Friday, April 17, 2009

Paper Butterfly-Diane Wei Liang

Paper Butterfly
Diane Wei Liang
Simon & Schuster, May 2009, $24.00
ISBN: ISBN: 1416549579

No longer working for the Ministry of Public Security, Wang Mei knows from experience how slippery a slope she walks as an "information consultant"; private investigators are prohibited in China. Guanghua Record Company CEO Peng Datong hires Mei as a “consultant” researching the disappearance of his pop superstar Kaili. She vanished following a highly regarded performance at Beijing’s Capital Gymnasium.

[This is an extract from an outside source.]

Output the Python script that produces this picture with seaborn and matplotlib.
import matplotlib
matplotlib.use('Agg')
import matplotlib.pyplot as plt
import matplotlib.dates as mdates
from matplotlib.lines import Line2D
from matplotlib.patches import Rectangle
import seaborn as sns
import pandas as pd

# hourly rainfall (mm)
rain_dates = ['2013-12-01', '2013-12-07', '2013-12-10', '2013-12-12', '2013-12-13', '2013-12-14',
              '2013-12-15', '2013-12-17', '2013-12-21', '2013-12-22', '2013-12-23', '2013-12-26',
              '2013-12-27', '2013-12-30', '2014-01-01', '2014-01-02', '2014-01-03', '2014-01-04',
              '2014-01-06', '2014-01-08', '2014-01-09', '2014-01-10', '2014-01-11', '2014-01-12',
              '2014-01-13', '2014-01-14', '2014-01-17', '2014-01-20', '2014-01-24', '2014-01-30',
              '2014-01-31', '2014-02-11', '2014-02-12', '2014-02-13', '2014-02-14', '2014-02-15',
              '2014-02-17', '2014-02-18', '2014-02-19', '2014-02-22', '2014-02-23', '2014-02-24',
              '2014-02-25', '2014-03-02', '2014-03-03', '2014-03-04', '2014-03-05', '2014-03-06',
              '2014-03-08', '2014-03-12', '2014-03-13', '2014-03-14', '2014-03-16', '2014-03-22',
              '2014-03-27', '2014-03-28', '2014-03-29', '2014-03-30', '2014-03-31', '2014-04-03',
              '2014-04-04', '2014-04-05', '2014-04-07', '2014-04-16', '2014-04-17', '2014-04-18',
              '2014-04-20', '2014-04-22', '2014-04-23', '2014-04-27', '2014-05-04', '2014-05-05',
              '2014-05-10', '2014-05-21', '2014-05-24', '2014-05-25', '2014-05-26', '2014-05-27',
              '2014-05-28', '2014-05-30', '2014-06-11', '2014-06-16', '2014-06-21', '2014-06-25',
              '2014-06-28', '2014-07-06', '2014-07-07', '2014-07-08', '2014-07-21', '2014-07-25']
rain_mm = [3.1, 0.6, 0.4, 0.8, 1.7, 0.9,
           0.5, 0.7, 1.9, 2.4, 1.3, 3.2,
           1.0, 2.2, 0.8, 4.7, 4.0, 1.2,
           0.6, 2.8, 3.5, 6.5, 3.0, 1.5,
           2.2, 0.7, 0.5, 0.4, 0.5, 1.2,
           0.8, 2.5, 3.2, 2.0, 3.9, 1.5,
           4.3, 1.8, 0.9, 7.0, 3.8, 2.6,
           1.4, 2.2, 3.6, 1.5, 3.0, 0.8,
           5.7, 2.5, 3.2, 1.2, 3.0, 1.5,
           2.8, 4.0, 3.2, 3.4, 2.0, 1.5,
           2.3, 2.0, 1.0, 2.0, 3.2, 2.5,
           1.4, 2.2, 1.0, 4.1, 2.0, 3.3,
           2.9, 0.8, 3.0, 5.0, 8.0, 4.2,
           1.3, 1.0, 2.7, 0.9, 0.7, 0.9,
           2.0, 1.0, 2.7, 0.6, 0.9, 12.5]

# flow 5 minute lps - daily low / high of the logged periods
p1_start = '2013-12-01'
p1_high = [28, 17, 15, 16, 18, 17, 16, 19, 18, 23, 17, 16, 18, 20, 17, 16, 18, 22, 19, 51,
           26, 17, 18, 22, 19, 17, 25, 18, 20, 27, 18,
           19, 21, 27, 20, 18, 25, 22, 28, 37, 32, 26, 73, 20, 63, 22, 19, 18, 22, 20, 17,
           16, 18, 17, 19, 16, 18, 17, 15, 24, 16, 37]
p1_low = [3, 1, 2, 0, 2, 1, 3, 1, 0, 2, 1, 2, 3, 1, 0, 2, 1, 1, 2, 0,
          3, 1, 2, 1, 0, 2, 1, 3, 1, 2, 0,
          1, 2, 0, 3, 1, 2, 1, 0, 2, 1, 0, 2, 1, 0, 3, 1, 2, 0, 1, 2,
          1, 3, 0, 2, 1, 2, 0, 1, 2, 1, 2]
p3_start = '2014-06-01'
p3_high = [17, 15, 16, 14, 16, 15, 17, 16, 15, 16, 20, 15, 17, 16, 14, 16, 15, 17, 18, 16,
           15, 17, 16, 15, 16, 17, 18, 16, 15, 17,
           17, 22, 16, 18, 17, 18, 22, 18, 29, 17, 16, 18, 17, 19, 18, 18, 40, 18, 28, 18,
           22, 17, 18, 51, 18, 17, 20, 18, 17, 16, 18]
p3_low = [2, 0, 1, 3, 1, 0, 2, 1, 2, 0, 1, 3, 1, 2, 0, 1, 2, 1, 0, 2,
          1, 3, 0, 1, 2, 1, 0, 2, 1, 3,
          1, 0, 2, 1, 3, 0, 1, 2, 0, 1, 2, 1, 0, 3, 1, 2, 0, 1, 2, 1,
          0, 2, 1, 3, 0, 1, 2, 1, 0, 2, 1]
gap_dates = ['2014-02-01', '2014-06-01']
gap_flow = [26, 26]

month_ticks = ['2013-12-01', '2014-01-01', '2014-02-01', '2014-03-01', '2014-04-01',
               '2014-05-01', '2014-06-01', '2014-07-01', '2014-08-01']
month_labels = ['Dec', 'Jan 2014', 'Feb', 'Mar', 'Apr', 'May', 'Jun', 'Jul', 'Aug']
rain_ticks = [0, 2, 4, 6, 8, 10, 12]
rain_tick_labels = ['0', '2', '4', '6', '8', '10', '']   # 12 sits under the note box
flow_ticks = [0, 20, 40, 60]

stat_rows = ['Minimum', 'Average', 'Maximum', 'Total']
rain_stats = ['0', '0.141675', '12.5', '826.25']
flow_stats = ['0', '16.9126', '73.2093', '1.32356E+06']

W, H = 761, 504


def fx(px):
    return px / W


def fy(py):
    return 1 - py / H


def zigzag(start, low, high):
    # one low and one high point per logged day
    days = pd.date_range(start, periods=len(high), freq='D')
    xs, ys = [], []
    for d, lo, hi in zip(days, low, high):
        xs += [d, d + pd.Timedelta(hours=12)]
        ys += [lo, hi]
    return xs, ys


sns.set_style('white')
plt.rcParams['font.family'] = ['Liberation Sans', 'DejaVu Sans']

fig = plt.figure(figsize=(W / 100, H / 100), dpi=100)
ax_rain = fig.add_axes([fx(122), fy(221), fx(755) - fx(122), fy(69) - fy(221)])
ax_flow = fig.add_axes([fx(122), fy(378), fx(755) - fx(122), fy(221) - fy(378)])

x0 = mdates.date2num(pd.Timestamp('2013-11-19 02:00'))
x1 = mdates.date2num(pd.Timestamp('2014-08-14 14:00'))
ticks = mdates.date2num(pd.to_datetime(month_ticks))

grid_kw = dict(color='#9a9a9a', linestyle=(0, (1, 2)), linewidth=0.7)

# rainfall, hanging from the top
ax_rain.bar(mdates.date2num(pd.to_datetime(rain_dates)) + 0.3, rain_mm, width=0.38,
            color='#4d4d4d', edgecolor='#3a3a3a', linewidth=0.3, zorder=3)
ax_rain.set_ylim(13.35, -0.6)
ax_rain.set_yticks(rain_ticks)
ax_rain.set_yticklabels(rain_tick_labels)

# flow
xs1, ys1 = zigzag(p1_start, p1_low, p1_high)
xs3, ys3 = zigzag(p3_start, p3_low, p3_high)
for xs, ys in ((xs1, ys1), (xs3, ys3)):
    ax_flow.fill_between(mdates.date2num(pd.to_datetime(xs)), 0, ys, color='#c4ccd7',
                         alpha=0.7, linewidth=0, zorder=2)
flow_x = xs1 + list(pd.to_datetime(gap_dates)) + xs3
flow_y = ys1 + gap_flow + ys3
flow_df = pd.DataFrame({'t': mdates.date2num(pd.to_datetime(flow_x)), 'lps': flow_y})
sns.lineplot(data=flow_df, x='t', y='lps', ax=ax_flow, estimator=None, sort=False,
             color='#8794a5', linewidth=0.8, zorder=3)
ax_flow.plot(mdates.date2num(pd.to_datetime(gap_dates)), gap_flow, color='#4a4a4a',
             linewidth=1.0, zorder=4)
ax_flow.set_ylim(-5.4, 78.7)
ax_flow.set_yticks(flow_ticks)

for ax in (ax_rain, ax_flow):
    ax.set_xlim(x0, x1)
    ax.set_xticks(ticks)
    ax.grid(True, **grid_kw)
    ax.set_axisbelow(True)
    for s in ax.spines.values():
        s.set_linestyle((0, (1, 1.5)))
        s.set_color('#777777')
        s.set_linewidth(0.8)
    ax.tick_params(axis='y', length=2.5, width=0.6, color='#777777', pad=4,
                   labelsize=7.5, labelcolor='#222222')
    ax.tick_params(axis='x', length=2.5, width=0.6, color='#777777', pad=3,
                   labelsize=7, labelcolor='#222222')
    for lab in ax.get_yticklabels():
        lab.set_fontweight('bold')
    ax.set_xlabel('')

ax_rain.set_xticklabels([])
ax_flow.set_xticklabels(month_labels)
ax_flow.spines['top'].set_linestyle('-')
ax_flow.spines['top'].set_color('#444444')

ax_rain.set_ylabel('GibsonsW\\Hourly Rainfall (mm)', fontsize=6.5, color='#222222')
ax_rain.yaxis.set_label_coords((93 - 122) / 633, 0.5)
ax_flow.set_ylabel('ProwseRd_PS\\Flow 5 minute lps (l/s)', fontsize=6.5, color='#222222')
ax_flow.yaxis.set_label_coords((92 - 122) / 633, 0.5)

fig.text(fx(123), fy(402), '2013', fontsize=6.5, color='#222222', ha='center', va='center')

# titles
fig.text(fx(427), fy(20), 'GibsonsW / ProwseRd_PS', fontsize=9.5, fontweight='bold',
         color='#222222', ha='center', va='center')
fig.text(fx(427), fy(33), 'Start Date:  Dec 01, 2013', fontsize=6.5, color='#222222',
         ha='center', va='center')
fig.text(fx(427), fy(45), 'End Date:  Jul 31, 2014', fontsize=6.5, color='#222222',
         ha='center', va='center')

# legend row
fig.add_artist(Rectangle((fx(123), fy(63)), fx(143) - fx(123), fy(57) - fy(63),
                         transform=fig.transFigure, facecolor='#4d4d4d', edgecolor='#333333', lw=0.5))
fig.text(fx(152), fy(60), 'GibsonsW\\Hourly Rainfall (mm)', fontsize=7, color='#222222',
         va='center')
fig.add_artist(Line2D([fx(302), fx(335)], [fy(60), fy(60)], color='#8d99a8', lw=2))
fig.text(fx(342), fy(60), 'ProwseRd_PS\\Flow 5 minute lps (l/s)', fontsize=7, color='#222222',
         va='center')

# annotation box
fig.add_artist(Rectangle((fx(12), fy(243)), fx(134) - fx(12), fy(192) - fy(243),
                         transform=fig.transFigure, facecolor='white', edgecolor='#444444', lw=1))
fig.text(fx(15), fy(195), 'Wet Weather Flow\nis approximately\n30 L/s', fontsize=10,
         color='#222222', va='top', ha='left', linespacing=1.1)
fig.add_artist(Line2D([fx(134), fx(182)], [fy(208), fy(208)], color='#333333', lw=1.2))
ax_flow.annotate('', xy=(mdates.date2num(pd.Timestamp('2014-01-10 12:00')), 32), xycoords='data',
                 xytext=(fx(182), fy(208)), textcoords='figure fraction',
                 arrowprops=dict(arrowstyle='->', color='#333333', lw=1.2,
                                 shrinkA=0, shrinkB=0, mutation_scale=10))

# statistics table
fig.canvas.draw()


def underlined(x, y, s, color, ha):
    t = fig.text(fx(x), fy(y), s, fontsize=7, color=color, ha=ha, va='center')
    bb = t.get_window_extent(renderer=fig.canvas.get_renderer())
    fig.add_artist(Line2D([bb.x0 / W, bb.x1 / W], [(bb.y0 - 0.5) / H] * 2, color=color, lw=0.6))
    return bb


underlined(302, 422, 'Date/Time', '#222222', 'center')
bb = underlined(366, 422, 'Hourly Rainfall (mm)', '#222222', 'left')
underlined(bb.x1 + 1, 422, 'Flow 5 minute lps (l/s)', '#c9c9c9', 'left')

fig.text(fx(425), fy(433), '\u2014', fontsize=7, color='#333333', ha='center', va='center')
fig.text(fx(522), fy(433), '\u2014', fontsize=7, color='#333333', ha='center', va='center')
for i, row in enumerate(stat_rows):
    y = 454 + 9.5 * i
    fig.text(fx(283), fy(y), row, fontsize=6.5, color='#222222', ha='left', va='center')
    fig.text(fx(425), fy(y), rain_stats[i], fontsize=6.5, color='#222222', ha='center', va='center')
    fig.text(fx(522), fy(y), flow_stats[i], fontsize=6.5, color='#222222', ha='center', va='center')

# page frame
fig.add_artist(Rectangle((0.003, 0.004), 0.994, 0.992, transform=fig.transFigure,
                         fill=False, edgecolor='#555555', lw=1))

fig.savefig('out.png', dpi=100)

Mei finds Kaili's dressing table filled with cigarettes and pills, but it is the letters and a PAPER BUTTERFLY the sleuth finds that interest her. Apparently, Kaili has a long distant sweetheart. As the migrants leave Beijing to work in the provinces, Mei follows Kaili to Dashanzi where the workers live in abandoned factories while in the city. Meanwhile pressure rises on Mei to drop her investigation with only Police Detective Zhao helping her. At the same time, Mei feels guilty when a former student Lin returns to Beijing after her release from remote East Wind Lao Gai Camp where he was educated and purged of his inflammatory role at the Tiananmen Square demonstrations.

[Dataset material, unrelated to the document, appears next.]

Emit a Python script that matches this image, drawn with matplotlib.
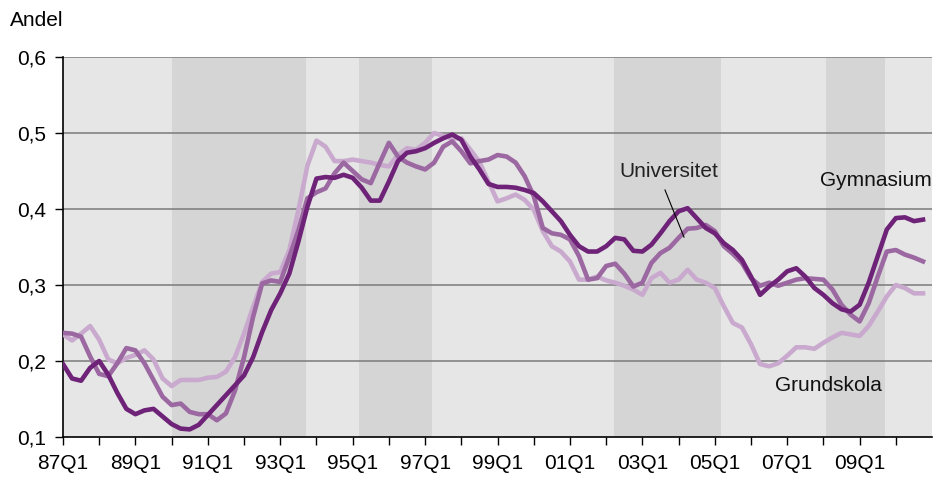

Though readers will know instantly which side of the Tiananmen Square human rights debate that Diane Wei Liang is on, fans will enjoy this modern day China private investigative thriller. Fascinatingly Wang being an information consultant is mindful of Mosley’s Easy Rawlins who also could not be a professional sleuth in 1960s Los Angeles; adding depth to her fall from grace is her former peers and her family scorns her for quitting her prestigious job to go capitalist. The story line focuses intensely on China for instance the drop in acceptance of migratory workers to second class with the professionals like Datong taking over the city. The story line is somewhat leisurely flowed as the emphasis is on the culture and human rights.